§ EXERCISE DESCRIPTION
All the entries need to be quoted exactly, apart from the pictures, which you should drop.

═══ RECORDS FOR PROCESSING ═══

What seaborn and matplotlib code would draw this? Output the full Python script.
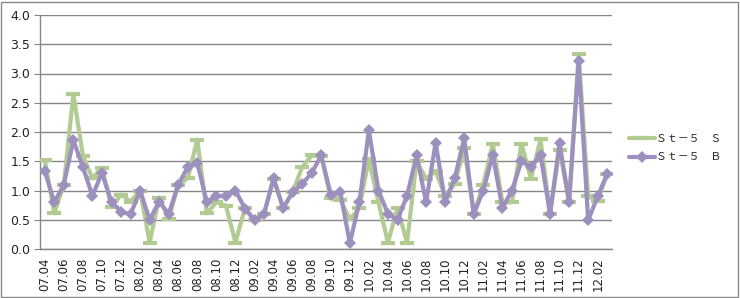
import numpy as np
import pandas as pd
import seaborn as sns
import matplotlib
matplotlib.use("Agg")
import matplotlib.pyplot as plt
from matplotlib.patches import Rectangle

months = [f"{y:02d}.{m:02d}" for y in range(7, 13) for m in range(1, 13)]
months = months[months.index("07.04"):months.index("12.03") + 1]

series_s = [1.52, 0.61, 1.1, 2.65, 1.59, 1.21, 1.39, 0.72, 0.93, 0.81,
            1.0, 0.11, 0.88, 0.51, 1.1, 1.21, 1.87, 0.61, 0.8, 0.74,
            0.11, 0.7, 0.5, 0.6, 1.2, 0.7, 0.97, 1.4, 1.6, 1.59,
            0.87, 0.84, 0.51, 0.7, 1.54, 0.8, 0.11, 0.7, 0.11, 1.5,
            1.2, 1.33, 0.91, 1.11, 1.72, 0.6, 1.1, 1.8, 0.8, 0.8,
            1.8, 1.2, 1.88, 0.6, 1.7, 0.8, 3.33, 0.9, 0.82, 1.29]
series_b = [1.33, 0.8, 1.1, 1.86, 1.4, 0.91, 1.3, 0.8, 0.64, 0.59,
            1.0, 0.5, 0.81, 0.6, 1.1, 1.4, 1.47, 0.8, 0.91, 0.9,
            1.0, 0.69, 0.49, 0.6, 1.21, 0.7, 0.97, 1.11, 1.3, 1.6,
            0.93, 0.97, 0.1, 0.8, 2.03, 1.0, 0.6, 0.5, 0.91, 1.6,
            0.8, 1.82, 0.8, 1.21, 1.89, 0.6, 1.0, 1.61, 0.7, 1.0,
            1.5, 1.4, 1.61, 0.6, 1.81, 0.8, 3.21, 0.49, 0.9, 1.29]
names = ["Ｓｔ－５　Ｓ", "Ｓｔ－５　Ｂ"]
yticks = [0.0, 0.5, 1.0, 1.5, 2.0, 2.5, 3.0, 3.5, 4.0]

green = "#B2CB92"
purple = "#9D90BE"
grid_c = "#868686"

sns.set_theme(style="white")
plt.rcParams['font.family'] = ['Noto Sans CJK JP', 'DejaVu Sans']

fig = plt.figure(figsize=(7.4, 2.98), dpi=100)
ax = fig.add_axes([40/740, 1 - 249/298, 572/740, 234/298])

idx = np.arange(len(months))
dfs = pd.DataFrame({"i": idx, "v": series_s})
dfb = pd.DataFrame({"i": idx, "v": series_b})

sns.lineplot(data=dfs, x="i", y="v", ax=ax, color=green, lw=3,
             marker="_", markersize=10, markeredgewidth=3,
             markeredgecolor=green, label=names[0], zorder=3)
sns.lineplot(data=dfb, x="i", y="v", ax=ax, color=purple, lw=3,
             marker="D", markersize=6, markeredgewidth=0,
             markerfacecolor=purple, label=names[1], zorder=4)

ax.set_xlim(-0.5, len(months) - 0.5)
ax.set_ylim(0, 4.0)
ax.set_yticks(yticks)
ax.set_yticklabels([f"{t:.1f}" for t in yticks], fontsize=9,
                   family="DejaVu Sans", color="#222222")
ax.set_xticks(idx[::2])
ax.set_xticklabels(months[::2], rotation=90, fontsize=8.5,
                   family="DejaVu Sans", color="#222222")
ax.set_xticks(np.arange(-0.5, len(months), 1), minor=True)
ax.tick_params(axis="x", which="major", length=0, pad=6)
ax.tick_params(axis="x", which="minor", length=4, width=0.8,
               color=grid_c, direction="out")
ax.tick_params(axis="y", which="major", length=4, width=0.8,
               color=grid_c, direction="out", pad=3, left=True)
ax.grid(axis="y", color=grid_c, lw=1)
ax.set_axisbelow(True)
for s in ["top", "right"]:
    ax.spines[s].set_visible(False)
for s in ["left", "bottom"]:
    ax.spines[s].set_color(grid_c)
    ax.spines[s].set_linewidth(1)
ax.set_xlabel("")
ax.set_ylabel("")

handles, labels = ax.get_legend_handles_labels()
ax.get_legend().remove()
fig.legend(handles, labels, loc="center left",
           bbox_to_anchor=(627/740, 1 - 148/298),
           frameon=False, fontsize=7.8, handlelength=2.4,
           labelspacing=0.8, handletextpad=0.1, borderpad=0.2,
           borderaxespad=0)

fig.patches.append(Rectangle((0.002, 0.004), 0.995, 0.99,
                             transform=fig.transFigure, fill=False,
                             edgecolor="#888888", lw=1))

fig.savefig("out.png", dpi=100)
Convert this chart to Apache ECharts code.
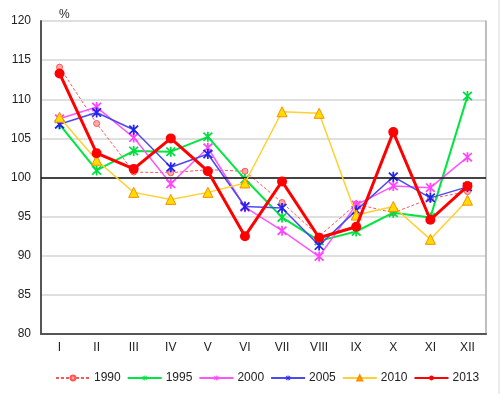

═══

§ RESULT OF THIS EXERCISE
What seaborn and matplotlib code would draw this? Output the full Python script.
import numpy as np
import pandas as pd
import seaborn as sns
import matplotlib
matplotlib.use("Agg")
import matplotlib.pyplot as plt
from matplotlib.patches import Rectangle

months = [f"{y:02d}.{m:02d}" for y in range(7, 13) for m in range(1, 13)]
months = months[months.index("07.04"):months.index("12.03") + 1]

series_s = [1.52, 0.61, 1.1, 2.65, 1.59, 1.21, 1.39, 0.72, 0.93, 0.81,
            1.0, 0.11, 0.88, 0.51, 1.1, 1.21, 1.87, 0.61, 0.8, 0.74,
            0.11, 0.7, 0.5, 0.6, 1.2, 0.7, 0.97, 1.4, 1.6, 1.59,
            0.87, 0.84, 0.51, 0.7, 1.54, 0.8, 0.11, 0.7, 0.11, 1.5,
            1.2, 1.33, 0.91, 1.11, 1.72, 0.6, 1.1, 1.8, 0.8, 0.8,
            1.8, 1.2, 1.88, 0.6, 1.7, 0.8, 3.33, 0.9, 0.82, 1.29]
series_b = [1.33, 0.8, 1.1, 1.86, 1.4, 0.91, 1.3, 0.8, 0.64, 0.59,
            1.0, 0.5, 0.81, 0.6, 1.1, 1.4, 1.47, 0.8, 0.91, 0.9,
            1.0, 0.69, 0.49, 0.6, 1.21, 0.7, 0.97, 1.11, 1.3, 1.6,
            0.93, 0.97, 0.1, 0.8, 2.03, 1.0, 0.6, 0.5, 0.91, 1.6,
            0.8, 1.82, 0.8, 1.21, 1.89, 0.6, 1.0, 1.61, 0.7, 1.0,
            1.5, 1.4, 1.61, 0.6, 1.81, 0.8, 3.21, 0.49, 0.9, 1.29]
names = ["Ｓｔ－５　Ｓ", "Ｓｔ－５　Ｂ"]
yticks = [0.0, 0.5, 1.0, 1.5, 2.0, 2.5, 3.0, 3.5, 4.0]

green = "#B2CB92"
purple = "#9D90BE"
grid_c = "#868686"

sns.set_theme(style="white")
plt.rcParams['font.family'] = ['Noto Sans CJK JP', 'DejaVu Sans']

fig = plt.figure(figsize=(7.4, 2.98), dpi=100)
ax = fig.add_axes([40/740, 1 - 249/298, 572/740, 234/298])

idx = np.arange(len(months))
dfs = pd.DataFrame({"i": idx, "v": series_s})
dfb = pd.DataFrame({"i": idx, "v": series_b})

sns.lineplot(data=dfs, x="i", y="v", ax=ax, color=green, lw=3,
             marker="_", markersize=10, markeredgewidth=3,
             markeredgecolor=green, label=names[0], zorder=3)
sns.lineplot(data=dfb, x="i", y="v", ax=ax, color=purple, lw=3,
             marker="D", markersize=6, markeredgewidth=0,
             markerfacecolor=purple, label=names[1], zorder=4)

ax.set_xlim(-0.5, len(months) - 0.5)
ax.set_ylim(0, 4.0)
ax.set_yticks(yticks)
ax.set_yticklabels([f"{t:.1f}" for t in yticks], fontsize=9,
                   family="DejaVu Sans", color="#222222")
ax.set_xticks(idx[::2])
ax.set_xticklabels(months[::2], rotation=90, fontsize=8.5,
                   family="DejaVu Sans", color="#222222")
ax.set_xticks(np.arange(-0.5, len(months), 1), minor=True)
ax.tick_params(axis="x", which="major", length=0, pad=6)
ax.tick_params(axis="x", which="minor", length=4, width=0.8,
               color=grid_c, direction="out")
ax.tick_params(axis="y", which="major", length=4, width=0.8,
               color=grid_c, direction="out", pad=3, left=True)
ax.grid(axis="y", color=grid_c, lw=1)
ax.set_axisbelow(True)
for s in ["top", "right"]:
    ax.spines[s].set_visible(False)
for s in ["left", "bottom"]:
    ax.spines[s].set_color(grid_c)
    ax.spines[s].set_linewidth(1)
ax.set_xlabel("")
ax.set_ylabel("")

handles, labels = ax.get_legend_handles_labels()
ax.get_legend().remove()
fig.legend(handles, labels, loc="center left",
           bbox_to_anchor=(627/740, 1 - 148/298),
           frameon=False, fontsize=7.8, handlelength=2.4,
           labelspacing=0.8, handletextpad=0.1, borderpad=0.2,
           borderaxespad=0)

fig.patches.append(Rectangle((0.002, 0.004), 0.995, 0.99,
                             transform=fig.transFigure, fill=False,
                             edgecolor="#888888", lw=1))

fig.savefig("out.png", dpi=100)
Convert this chart to Apache ECharts code.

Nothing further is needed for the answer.